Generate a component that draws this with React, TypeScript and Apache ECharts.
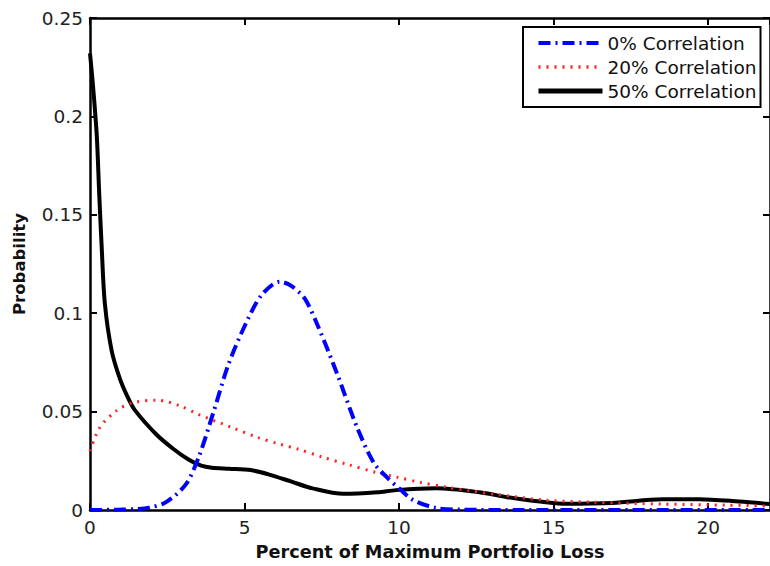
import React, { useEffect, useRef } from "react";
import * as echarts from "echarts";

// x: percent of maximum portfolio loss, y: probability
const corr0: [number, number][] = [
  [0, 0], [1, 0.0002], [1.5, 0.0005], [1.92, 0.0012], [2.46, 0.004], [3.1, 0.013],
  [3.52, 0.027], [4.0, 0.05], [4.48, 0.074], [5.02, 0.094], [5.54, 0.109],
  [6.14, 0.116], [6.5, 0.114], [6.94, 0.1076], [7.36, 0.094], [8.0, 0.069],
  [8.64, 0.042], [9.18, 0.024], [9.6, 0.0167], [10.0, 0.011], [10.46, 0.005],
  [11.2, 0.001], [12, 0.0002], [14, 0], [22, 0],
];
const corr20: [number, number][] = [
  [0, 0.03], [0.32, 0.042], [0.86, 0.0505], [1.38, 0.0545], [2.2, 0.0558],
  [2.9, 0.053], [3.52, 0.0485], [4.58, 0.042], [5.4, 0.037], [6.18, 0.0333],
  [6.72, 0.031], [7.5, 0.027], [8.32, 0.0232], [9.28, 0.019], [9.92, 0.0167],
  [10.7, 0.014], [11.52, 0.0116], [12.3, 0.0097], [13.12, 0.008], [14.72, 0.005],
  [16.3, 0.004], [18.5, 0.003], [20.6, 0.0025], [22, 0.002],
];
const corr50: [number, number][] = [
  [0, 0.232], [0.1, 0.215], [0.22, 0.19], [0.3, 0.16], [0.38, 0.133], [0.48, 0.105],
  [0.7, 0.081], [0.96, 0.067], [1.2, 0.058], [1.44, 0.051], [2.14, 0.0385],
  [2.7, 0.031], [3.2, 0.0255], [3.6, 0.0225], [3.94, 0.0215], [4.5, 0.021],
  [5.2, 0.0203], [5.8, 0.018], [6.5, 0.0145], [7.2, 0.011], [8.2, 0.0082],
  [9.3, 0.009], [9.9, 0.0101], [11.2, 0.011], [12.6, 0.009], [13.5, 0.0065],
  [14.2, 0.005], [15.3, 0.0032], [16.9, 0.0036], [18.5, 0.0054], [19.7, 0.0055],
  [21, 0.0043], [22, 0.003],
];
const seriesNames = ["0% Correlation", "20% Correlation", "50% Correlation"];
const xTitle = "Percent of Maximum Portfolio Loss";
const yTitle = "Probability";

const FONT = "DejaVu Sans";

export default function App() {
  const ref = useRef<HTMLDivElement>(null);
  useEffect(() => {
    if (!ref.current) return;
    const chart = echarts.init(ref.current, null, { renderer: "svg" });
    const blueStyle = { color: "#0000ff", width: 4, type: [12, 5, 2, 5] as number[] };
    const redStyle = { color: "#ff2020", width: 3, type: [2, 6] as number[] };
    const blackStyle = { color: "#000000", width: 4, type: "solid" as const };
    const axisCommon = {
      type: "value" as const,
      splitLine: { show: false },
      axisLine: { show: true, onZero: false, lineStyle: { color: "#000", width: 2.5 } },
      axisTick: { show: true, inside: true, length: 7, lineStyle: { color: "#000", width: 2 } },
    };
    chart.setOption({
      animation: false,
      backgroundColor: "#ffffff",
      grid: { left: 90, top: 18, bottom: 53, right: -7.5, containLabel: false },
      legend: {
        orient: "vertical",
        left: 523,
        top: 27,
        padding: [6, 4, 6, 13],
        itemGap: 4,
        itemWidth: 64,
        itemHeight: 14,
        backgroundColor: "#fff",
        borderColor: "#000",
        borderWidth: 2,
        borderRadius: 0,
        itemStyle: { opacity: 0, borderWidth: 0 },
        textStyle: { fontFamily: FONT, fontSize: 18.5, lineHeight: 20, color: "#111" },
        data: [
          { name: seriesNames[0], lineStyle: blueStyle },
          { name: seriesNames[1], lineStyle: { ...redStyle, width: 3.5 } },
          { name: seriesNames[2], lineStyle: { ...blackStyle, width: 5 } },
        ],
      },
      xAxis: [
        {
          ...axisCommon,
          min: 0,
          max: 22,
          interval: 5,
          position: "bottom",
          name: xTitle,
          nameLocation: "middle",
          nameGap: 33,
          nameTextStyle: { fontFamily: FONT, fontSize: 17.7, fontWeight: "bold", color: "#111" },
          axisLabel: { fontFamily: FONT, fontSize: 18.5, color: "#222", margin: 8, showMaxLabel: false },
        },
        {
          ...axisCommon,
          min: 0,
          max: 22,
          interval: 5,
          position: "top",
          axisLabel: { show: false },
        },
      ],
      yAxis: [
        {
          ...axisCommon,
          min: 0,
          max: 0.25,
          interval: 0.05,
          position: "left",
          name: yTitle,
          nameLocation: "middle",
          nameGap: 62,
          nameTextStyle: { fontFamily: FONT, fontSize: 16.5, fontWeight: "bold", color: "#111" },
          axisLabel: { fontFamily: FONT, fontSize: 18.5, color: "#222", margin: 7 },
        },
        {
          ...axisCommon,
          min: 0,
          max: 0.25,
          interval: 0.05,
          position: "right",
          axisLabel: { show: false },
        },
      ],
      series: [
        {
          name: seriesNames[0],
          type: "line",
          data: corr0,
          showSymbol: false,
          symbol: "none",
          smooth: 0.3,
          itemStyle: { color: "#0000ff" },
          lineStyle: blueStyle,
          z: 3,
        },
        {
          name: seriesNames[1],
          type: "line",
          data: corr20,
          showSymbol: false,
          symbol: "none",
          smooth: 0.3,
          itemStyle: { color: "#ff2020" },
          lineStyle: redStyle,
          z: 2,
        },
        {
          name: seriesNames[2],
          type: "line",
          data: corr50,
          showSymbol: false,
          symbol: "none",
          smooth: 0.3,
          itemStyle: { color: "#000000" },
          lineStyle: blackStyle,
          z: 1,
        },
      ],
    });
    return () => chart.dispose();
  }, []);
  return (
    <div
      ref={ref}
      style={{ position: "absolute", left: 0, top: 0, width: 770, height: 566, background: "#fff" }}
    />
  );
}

------------------------------------------------

Problem requirements
Reproduce the data verbatim. Do not carry any picture into the copy.

Correct answer
Generate a component that draws this with React, TypeScript and Apache ECharts.
import React, { useEffect, useRef } from "react";
import * as echarts from "echarts";

// x: percent of maximum portfolio loss, y: probability
const corr0: [number, number][] = [
  [0, 0], [1, 0.0002], [1.5, 0.0005], [1.92, 0.0012], [2.46, 0.004], [3.1, 0.013],
  [3.52, 0.027], [4.0, 0.05], [4.48, 0.074], [5.02, 0.094], [5.54, 0.109],
  [6.14, 0.116], [6.5, 0.114], [6.94, 0.1076], [7.36, 0.094], [8.0, 0.069],
  [8.64, 0.042], [9.18, 0.024], [9.6, 0.0167], [10.0, 0.011], [10.46, 0.005],
  [11.2, 0.001], [12, 0.0002], [14, 0], [22, 0],
];
const corr20: [number, number][] = [
  [0, 0.03], [0.32, 0.042], [0.86, 0.0505], [1.38, 0.0545], [2.2, 0.0558],
  [2.9, 0.053], [3.52, 0.0485], [4.58, 0.042], [5.4, 0.037], [6.18, 0.0333],
  [6.72, 0.031], [7.5, 0.027], [8.32, 0.0232], [9.28, 0.019], [9.92, 0.0167],
  [10.7, 0.014], [11.52, 0.0116], [12.3, 0.0097], [13.12, 0.008], [14.72, 0.005],
  [16.3, 0.004], [18.5, 0.003], [20.6, 0.0025], [22, 0.002],
];
const corr50: [number, number][] = [
  [0, 0.232], [0.1, 0.215], [0.22, 0.19], [0.3, 0.16], [0.38, 0.133], [0.48, 0.105],
  [0.7, 0.081], [0.96, 0.067], [1.2, 0.058], [1.44, 0.051], [2.14, 0.0385],
  [2.7, 0.031], [3.2, 0.0255], [3.6, 0.0225], [3.94, 0.0215], [4.5, 0.021],
  [5.2, 0.0203], [5.8, 0.018], [6.5, 0.0145], [7.2, 0.011], [8.2, 0.0082],
  [9.3, 0.009], [9.9, 0.0101], [11.2, 0.011], [12.6, 0.009], [13.5, 0.0065],
  [14.2, 0.005], [15.3, 0.0032], [16.9, 0.0036], [18.5, 0.0054], [19.7, 0.0055],
  [21, 0.0043], [22, 0.003],
];
const seriesNames = ["0% Correlation", "20% Correlation", "50% Correlation"];
const xTitle = "Percent of Maximum Portfolio Loss";
const yTitle = "Probability";

const FONT = "DejaVu Sans";

export default function App() {
  const ref = useRef<HTMLDivElement>(null);
  useEffect(() => {
    if (!ref.current) return;
    const chart = echarts.init(ref.current, null, { renderer: "svg" });
    const blueStyle = { color: "#0000ff", width: 4, type: [12, 5, 2, 5] as number[] };
    const redStyle = { color: "#ff2020", width: 3, type: [2, 6] as number[] };
    const blackStyle = { color: "#000000", width: 4, type: "solid" as const };
    const axisCommon = {
      type: "value" as const,
      splitLine: { show: false },
      axisLine: { show: true, onZero: false, lineStyle: { color: "#000", width: 2.5 } },
      axisTick: { show: true, inside: true, length: 7, lineStyle: { color: "#000", width: 2 } },
    };
    chart.setOption({
      animation: false,
      backgroundColor: "#ffffff",
      grid: { left: 90, top: 18, bottom: 53, right: -7.5, containLabel: false },
      legend: {
        orient: "vertical",
        left: 523,
        top: 27,
        padding: [6, 4, 6, 13],
        itemGap: 4,
        itemWidth: 64,
        itemHeight: 14,
        backgroundColor: "#fff",
        borderColor: "#000",
        borderWidth: 2,
        borderRadius: 0,
        itemStyle: { opacity: 0, borderWidth: 0 },
        textStyle: { fontFamily: FONT, fontSize: 18.5, lineHeight: 20, color: "#111" },
        data: [
          { name: seriesNames[0], lineStyle: blueStyle },
          { name: seriesNames[1], lineStyle: { ...redStyle, width: 3.5 } },
          { name: seriesNames[2], lineStyle: { ...blackStyle, width: 5 } },
        ],
      },
      xAxis: [
        {
          ...axisCommon,
          min: 0,
          max: 22,
          interval: 5,
          position: "bottom",
          name: xTitle,
          nameLocation: "middle",
          nameGap: 33,
          nameTextStyle: { fontFamily: FONT, fontSize: 17.7, fontWeight: "bold", color: "#111" },
          axisLabel: { fontFamily: FONT, fontSize: 18.5, color: "#222", margin: 8, showMaxLabel: false },
        },
        {
          ...axisCommon,
          min: 0,
          max: 22,
          interval: 5,
          position: "top",
          axisLabel: { show: false },
        },
      ],
      yAxis: [
        {
          ...axisCommon,
          min: 0,
          max: 0.25,
          interval: 0.05,
          position: "left",
          name: yTitle,
          nameLocation: "middle",
          nameGap: 62,
          nameTextStyle: { fontFamily: FONT, fontSize: 16.5, fontWeight: "bold", color: "#111" },
          axisLabel: { fontFamily: FONT, fontSize: 18.5, color: "#222", margin: 7 },
        },
        {
          ...axisCommon,
          min: 0,
          max: 0.25,
          interval: 0.05,
          position: "right",
          axisLabel: { show: false },
        },
      ],
      series: [
        {
          name: seriesNames[0],
          type: "line",
          data: corr0,
          showSymbol: false,
          symbol: "none",
          smooth: 0.3,
          itemStyle: { color: "#0000ff" },
          lineStyle: blueStyle,
          z: 3,
        },
        {
          name: seriesNames[1],
          type: "line",
          data: corr20,
          showSymbol: false,
          symbol: "none",
          smooth: 0.3,
          itemStyle: { color: "#ff2020" },
          lineStyle: redStyle,
          z: 2,
        },
        {
          name: seriesNames[2],
          type: "line",
          data: corr50,
          showSymbol: false,
          symbol: "none",
          smooth: 0.3,
          itemStyle: { color: "#000000" },
          lineStyle: blackStyle,
          z: 1,
        },
      ],
    });
    return () => chart.dispose();
  }, []);
  return (
    <div
      ref={ref}
      style={{ position: "absolute", left: 0, top: 0, width: 770, height: 566, background: "#fff" }}
    />
  );
}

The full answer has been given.